Your task is to retype the lines between the line with "Emit a Python" and the line with "ax.bar(x + (i", inclusive. Copy no pictures and no other lines.
___ Supplied information ___
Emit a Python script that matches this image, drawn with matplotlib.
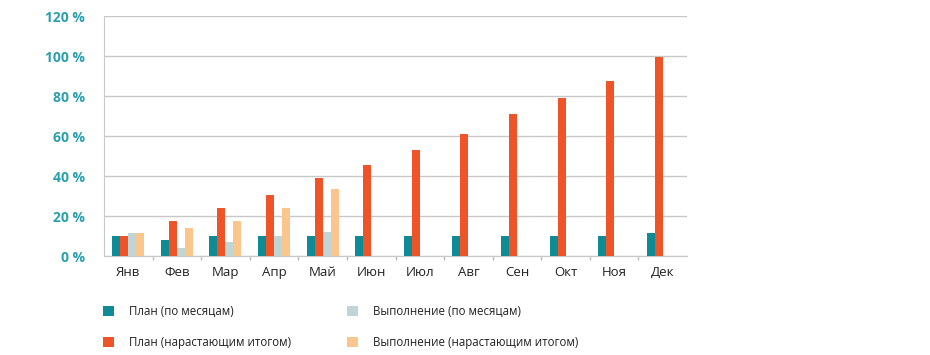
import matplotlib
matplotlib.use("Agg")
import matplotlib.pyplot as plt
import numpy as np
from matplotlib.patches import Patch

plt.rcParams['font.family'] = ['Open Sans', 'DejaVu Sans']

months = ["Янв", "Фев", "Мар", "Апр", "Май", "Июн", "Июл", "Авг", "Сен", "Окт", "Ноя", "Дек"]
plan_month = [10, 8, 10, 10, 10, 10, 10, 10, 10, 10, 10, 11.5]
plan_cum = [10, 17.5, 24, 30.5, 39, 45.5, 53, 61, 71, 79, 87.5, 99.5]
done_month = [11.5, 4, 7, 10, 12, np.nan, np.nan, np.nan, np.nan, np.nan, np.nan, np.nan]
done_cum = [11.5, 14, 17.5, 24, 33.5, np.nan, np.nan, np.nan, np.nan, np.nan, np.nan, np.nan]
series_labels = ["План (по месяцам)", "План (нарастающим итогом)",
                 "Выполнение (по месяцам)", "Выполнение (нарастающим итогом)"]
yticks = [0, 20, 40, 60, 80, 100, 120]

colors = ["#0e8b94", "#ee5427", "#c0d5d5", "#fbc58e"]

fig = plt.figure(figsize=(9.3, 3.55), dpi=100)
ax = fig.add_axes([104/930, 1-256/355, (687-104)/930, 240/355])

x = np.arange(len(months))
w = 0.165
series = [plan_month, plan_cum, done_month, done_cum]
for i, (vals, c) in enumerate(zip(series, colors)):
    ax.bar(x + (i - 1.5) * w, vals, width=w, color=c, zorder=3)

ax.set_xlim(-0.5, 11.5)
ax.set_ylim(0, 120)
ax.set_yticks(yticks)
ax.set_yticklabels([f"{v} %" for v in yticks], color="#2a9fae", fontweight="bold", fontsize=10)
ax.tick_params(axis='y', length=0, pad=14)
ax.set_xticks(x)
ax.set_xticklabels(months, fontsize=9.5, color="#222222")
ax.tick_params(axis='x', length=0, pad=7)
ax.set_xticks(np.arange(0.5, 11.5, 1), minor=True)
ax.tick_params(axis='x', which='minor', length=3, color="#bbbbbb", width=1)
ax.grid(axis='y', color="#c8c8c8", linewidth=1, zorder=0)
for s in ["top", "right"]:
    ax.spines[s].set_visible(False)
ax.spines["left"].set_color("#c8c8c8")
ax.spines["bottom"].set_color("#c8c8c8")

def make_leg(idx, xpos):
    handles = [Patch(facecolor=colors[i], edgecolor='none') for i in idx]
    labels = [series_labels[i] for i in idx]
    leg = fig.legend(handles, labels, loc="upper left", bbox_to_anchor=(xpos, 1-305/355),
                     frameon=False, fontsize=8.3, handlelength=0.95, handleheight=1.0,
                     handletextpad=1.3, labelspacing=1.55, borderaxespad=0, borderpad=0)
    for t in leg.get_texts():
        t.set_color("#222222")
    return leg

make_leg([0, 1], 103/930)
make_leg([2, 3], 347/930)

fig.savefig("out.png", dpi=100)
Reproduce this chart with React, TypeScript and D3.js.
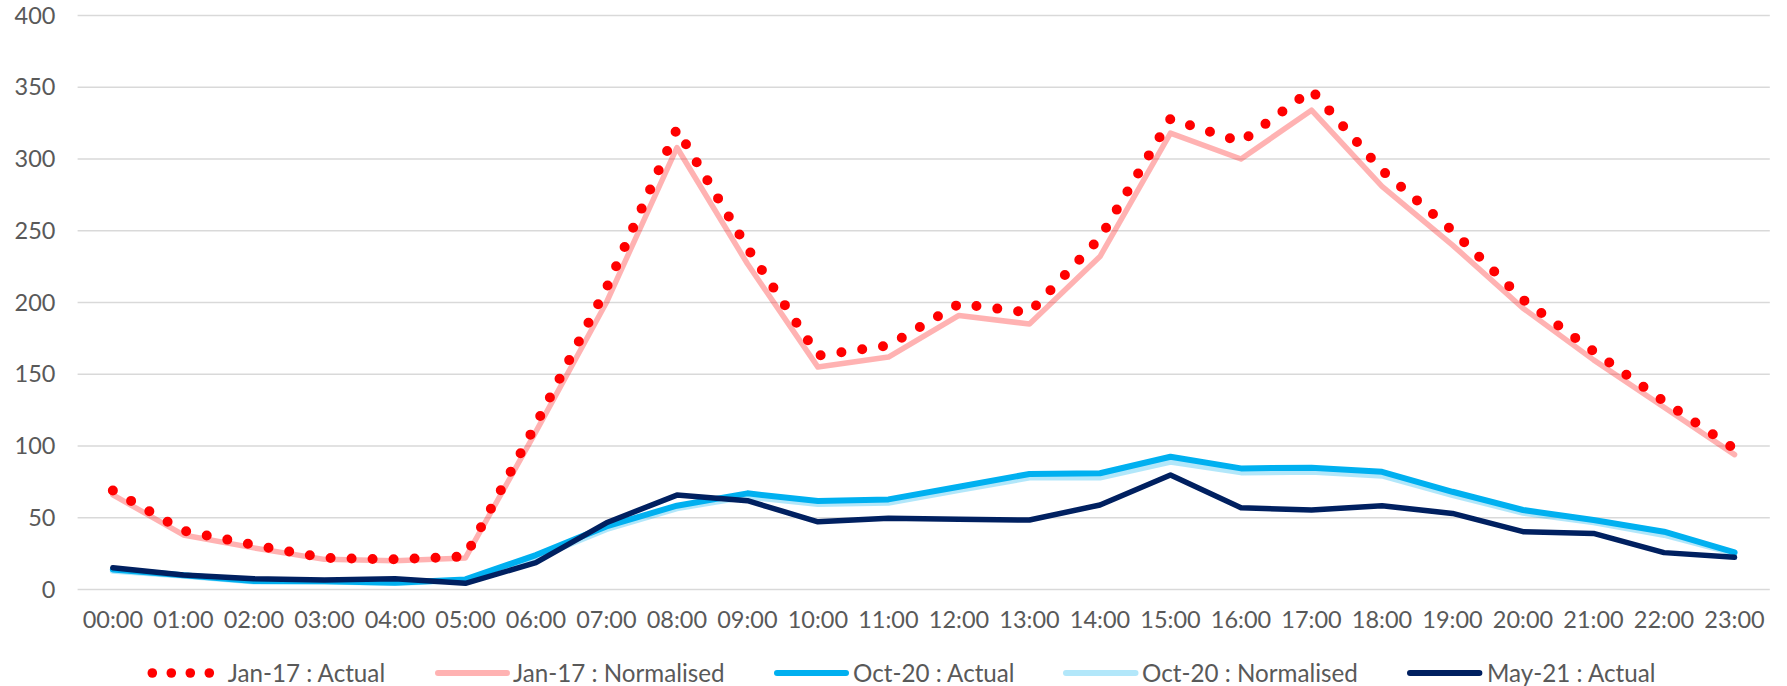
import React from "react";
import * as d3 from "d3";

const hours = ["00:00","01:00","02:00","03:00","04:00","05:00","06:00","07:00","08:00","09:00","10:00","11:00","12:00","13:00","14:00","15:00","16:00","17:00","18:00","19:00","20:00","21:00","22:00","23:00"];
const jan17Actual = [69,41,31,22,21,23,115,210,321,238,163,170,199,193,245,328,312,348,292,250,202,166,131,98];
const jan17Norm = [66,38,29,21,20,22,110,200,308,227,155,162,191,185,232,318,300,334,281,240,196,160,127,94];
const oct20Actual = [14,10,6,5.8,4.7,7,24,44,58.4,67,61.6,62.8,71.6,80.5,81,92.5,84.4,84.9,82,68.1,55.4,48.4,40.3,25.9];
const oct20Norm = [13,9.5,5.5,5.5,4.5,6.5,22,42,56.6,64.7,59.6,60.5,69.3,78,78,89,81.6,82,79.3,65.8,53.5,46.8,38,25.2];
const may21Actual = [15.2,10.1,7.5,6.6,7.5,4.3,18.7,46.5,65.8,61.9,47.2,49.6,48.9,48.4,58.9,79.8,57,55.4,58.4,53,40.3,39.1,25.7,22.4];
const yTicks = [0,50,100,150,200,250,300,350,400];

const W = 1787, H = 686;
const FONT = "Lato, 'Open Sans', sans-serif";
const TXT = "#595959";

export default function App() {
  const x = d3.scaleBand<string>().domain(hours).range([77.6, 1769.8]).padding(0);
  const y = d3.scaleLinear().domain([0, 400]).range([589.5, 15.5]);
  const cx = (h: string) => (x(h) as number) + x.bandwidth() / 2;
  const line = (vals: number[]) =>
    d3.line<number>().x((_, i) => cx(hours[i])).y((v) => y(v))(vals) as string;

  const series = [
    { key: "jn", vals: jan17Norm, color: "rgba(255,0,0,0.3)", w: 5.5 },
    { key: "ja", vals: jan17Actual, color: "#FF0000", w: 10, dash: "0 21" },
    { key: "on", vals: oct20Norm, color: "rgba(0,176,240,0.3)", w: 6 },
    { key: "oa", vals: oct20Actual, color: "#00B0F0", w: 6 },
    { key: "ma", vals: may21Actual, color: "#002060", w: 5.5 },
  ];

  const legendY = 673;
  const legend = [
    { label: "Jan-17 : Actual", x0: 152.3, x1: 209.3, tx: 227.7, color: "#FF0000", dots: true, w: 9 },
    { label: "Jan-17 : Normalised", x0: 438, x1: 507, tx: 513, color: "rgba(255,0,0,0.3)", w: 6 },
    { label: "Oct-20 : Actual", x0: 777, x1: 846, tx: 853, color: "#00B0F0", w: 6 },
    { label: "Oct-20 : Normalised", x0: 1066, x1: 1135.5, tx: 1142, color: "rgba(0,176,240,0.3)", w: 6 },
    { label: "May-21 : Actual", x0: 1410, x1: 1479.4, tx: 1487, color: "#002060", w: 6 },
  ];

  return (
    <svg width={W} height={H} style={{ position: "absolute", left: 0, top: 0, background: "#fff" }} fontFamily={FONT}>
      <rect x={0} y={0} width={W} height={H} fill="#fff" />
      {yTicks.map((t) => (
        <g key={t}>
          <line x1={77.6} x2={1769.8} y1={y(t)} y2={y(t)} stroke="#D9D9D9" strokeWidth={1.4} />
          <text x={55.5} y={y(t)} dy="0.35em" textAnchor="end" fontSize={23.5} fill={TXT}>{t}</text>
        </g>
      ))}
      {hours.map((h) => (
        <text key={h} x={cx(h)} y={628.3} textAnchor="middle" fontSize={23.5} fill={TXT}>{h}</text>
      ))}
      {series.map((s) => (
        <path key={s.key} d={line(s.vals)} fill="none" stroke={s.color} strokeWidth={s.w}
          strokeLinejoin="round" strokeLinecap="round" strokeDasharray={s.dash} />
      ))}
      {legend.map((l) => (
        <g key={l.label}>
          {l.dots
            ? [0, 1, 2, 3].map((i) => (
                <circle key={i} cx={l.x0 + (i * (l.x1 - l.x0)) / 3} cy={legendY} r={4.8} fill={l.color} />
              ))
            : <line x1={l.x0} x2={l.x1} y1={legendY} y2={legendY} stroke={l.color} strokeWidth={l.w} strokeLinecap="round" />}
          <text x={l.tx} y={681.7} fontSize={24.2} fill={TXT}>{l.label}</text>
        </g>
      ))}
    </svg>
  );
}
___
___ Supplied information ___
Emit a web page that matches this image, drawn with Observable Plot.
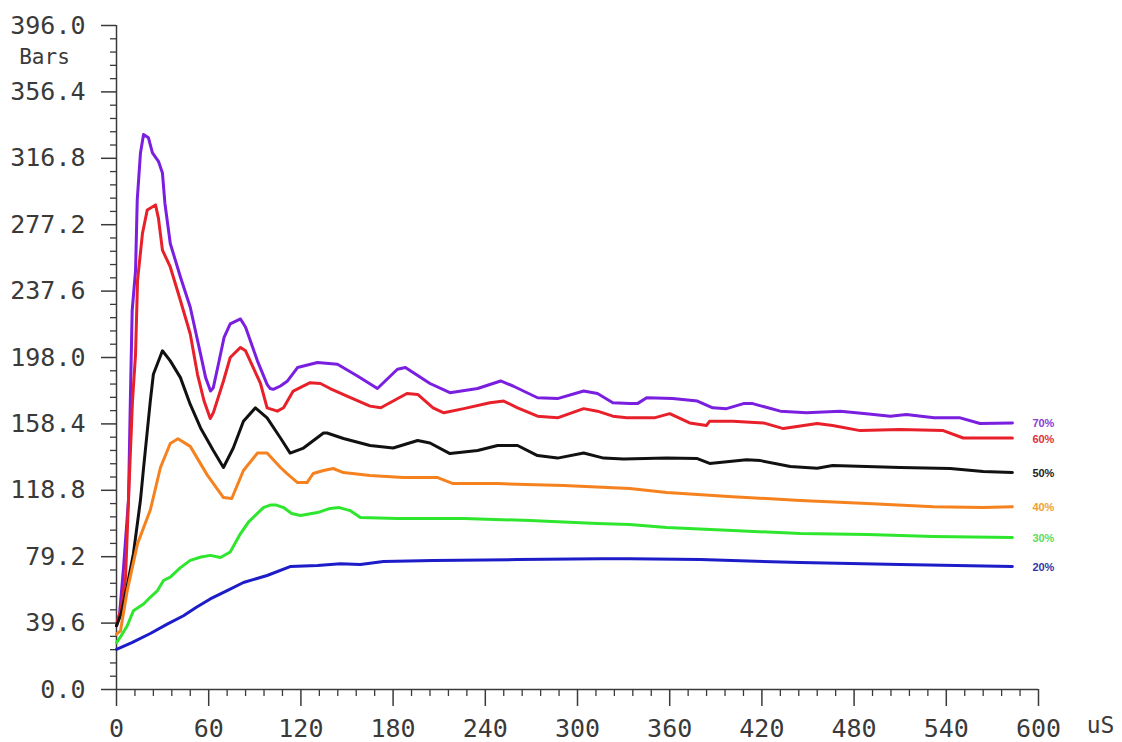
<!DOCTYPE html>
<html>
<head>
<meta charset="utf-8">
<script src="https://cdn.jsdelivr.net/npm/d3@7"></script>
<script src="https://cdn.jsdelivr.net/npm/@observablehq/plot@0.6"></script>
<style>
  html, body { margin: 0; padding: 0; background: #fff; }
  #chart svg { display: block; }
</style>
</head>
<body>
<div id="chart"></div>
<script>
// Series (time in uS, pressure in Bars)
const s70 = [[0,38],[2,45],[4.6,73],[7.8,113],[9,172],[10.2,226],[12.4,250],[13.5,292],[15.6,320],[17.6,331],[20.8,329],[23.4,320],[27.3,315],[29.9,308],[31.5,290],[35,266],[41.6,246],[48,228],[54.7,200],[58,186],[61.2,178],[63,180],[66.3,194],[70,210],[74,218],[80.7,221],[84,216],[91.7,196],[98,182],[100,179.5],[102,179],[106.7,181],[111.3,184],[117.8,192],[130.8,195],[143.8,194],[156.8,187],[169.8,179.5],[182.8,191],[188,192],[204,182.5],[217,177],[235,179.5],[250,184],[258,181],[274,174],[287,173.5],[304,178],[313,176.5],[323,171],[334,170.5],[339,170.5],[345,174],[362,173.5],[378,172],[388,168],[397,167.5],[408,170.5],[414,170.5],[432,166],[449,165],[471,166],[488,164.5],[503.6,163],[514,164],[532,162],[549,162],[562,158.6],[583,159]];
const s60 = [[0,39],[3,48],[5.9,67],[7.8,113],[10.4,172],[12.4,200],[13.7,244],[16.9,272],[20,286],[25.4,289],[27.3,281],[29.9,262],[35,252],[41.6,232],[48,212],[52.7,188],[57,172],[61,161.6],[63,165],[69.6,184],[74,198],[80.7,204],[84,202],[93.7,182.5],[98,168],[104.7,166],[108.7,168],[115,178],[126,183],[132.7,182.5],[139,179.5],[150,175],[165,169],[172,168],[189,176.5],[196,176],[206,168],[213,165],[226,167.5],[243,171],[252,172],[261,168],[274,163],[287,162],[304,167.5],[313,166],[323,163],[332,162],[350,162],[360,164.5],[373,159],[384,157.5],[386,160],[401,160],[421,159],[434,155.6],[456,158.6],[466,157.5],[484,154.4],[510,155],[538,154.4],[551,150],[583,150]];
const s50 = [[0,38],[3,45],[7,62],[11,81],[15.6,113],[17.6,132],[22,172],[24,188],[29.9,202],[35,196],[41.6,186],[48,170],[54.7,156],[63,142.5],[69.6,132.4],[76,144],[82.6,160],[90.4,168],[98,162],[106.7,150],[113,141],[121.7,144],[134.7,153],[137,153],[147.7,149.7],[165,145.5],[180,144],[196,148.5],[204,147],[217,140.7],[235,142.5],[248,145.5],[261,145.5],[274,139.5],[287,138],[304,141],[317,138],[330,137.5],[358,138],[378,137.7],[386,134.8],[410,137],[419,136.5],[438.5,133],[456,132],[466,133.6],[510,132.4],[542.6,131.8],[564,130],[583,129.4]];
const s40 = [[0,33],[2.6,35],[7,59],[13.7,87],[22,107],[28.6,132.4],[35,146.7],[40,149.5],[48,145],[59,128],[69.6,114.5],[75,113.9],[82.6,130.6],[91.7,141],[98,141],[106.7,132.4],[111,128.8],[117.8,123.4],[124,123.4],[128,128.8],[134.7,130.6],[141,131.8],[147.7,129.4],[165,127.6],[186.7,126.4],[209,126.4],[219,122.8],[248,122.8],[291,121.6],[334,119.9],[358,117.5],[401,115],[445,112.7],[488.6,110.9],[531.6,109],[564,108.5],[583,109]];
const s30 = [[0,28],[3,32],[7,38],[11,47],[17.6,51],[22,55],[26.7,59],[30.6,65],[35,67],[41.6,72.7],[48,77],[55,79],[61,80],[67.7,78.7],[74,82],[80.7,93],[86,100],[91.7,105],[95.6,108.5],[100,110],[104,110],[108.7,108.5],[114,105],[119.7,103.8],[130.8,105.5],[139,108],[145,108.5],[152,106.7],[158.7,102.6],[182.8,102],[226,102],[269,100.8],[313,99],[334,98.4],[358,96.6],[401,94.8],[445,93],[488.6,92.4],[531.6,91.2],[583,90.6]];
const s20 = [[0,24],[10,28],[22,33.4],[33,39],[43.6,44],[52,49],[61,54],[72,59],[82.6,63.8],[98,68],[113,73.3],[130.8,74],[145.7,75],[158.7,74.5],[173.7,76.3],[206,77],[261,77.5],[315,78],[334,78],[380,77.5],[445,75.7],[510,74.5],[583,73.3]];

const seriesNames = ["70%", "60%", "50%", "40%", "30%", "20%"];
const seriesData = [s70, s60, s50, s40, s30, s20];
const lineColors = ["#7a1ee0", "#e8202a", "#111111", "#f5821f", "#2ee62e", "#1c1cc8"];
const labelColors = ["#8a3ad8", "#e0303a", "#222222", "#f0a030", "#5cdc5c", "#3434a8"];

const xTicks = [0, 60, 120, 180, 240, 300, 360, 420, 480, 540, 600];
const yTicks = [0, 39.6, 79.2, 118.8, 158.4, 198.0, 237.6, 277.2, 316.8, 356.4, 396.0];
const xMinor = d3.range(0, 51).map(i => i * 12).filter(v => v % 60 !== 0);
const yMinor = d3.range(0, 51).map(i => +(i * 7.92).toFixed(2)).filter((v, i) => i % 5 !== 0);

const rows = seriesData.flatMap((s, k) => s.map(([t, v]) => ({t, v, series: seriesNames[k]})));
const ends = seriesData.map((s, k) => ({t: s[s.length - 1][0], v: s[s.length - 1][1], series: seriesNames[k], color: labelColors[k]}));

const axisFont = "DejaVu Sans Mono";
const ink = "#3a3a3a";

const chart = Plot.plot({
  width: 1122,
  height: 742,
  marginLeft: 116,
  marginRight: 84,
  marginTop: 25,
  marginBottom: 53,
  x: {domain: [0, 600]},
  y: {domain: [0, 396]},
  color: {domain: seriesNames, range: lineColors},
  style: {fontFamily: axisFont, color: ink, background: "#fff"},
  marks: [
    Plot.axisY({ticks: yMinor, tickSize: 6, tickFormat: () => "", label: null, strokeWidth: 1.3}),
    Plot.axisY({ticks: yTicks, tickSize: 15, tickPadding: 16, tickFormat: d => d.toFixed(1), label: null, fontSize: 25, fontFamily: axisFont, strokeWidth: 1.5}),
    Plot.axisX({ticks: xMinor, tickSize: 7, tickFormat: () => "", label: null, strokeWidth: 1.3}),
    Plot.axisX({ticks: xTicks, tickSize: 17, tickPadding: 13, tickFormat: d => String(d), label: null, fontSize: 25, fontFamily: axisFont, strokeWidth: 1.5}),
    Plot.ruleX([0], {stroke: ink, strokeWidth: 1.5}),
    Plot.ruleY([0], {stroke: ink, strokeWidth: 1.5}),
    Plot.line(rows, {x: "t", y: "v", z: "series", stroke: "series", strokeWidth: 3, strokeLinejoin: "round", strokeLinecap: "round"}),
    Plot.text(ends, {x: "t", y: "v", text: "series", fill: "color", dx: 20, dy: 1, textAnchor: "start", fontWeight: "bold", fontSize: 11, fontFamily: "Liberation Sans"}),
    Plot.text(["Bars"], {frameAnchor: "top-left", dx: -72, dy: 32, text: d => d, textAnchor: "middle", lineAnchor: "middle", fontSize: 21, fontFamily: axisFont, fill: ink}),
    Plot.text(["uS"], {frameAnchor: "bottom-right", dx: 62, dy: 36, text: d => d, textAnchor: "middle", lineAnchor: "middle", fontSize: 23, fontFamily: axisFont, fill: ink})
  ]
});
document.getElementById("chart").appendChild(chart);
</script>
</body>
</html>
___
___ Supplied information ___
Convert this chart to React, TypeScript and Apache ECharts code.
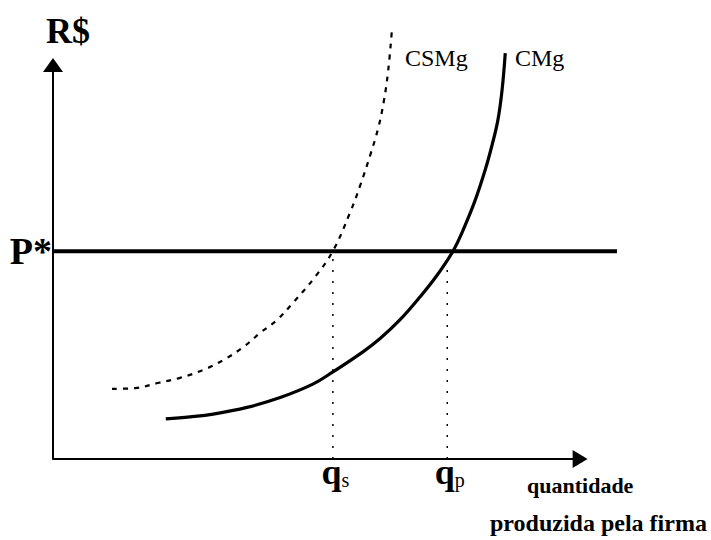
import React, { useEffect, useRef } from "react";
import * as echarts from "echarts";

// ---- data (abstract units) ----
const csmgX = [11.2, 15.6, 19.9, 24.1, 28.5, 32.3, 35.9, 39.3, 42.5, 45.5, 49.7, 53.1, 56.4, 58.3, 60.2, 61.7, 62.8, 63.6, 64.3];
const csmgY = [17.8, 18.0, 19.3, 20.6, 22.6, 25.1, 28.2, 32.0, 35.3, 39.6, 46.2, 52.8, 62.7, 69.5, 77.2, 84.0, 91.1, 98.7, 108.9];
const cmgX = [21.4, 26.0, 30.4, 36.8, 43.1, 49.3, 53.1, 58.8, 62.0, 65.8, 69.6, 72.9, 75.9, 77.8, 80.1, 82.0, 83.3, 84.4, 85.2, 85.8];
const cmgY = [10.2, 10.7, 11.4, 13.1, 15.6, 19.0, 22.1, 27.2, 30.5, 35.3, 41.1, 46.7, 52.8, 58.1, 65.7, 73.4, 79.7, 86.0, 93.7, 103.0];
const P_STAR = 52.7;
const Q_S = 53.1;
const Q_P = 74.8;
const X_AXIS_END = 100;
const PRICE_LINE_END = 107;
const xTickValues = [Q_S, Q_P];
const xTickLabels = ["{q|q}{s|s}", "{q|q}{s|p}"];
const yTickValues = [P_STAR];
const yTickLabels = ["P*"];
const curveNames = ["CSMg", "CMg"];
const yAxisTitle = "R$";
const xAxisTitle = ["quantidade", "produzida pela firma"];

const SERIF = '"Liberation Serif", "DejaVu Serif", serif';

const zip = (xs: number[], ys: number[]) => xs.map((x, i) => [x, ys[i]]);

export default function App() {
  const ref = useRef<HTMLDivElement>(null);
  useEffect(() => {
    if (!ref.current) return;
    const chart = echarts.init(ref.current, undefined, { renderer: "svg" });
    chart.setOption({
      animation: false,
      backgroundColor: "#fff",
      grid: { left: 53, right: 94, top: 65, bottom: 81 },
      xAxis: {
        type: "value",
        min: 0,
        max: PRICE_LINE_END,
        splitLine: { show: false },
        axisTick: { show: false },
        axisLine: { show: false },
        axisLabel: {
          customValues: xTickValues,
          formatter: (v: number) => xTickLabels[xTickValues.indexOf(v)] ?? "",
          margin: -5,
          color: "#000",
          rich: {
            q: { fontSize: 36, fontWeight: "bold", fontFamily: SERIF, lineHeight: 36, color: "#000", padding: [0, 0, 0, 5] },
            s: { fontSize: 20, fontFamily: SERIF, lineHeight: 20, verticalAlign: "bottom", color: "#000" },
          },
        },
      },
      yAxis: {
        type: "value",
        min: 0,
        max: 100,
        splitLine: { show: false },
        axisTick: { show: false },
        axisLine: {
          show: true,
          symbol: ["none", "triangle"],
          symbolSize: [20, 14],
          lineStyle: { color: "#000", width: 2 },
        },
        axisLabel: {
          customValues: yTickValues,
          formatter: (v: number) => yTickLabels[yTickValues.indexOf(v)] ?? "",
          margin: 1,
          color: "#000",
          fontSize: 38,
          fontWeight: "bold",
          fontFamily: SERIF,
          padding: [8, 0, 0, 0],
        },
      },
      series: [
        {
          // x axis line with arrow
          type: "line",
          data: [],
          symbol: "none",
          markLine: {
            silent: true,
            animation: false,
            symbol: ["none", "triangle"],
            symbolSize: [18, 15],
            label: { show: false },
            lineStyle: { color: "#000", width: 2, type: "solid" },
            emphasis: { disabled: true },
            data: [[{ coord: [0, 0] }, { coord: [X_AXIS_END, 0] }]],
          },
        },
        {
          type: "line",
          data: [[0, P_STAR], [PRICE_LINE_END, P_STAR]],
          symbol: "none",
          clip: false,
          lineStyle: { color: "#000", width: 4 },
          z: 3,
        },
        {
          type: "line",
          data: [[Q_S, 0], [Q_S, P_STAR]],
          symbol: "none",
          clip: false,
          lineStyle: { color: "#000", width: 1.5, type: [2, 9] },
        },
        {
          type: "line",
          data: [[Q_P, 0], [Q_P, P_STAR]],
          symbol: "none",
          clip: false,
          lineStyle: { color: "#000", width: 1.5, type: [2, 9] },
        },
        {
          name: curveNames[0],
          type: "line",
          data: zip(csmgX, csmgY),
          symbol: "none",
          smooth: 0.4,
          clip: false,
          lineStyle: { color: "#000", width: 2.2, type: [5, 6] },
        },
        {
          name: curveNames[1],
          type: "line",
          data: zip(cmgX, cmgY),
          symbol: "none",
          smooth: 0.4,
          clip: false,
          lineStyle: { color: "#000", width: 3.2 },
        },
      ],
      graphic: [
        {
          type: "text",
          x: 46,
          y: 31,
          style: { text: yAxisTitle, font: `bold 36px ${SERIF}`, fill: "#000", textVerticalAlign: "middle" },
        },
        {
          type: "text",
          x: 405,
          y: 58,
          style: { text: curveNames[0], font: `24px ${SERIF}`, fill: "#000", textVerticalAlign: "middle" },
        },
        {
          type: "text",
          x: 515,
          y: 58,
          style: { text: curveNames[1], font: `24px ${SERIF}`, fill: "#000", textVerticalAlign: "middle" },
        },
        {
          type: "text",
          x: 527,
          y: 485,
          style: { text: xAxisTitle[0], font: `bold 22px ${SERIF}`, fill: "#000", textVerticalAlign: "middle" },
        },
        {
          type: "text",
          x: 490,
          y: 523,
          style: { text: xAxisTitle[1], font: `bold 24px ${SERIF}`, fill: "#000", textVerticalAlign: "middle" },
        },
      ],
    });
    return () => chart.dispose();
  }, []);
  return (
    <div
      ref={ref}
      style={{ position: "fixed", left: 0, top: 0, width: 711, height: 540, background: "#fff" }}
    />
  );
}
___
Task result:
Emit a Python script that matches this image, drawn with matplotlib.
import matplotlib
matplotlib.use("Agg")
import matplotlib.pyplot as plt
import numpy as np
from matplotlib.patches import Patch

plt.rcParams['font.family'] = ['Open Sans', 'DejaVu Sans']

months = ["Янв", "Фев", "Мар", "Апр", "Май", "Июн", "Июл", "Авг", "Сен", "Окт", "Ноя", "Дек"]
plan_month = [10, 8, 10, 10, 10, 10, 10, 10, 10, 10, 10, 11.5]
plan_cum = [10, 17.5, 24, 30.5, 39, 45.5, 53, 61, 71, 79, 87.5, 99.5]
done_month = [11.5, 4, 7, 10, 12, np.nan, np.nan, np.nan, np.nan, np.nan, np.nan, np.nan]
done_cum = [11.5, 14, 17.5, 24, 33.5, np.nan, np.nan, np.nan, np.nan, np.nan, np.nan, np.nan]
series_labels = ["План (по месяцам)", "План (нарастающим итогом)",
                 "Выполнение (по месяцам)", "Выполнение (нарастающим итогом)"]
yticks = [0, 20, 40, 60, 80, 100, 120]

colors = ["#0e8b94", "#ee5427", "#c0d5d5", "#fbc58e"]

fig = plt.figure(figsize=(9.3, 3.55), dpi=100)
ax = fig.add_axes([104/930, 1-256/355, (687-104)/930, 240/355])

x = np.arange(len(months))
w = 0.165
series = [plan_month, plan_cum, done_month, done_cum]
for i, (vals, c) in enumerate(zip(series, colors)):
    ax.bar(x + (i - 1.5) * w, vals, width=w, color=c, zorder=3)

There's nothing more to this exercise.